Additionally, he was one of the co-founders of the Tennessee Performing Arts Center and a member of the Nashville Urban League. Interested in historic preservation, he sat on the board of trustees of the National Trust for Historic Preservation and served as a member of the President's Advisory Council on Historic Preservation. In Nashville, he sat on the board of trustees of the Travellers Rest, a historic plantation turned into a museum. Moreover, he served as Chairman of the Cheekwood Botanical Garden and Museum of Art, another historic plantation turned into a museum in Nashville. In 1998, he received the Tocqueville Society Award from the United Way of Nashville.

==Personal life and legacy==
In 1942, Wilson married Anne Potter, daughter of millionaire businessman and philanthropist Justin Potter (1898–1961). They had four sons, Patrick Wilson, Justin P. Wilson, William, and Blair. Patrick Wilson died in a car accident.

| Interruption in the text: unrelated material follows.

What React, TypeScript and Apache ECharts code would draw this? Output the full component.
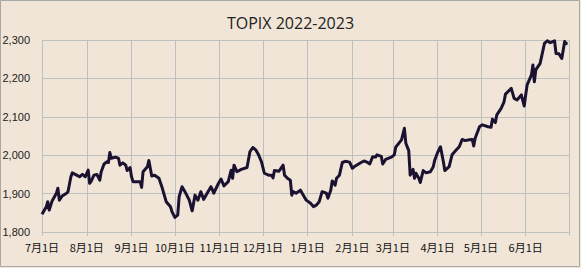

After Wilson's first wife died, he remarried to Paula R. Wilson.

He was an elder of the First Presbyterian Church.

==Death and legacy==
Wilson died on May 20, 2007, and he was buried in the Mount Olivet Cemetery in Nashville. The David K. Wilson Hall on the campus of Vanderbilt University is named in his honor. Additionally, his portrait, painted by Ann Street, hangs in Kirkland Hall, the administration building on the Vanderbilt campus.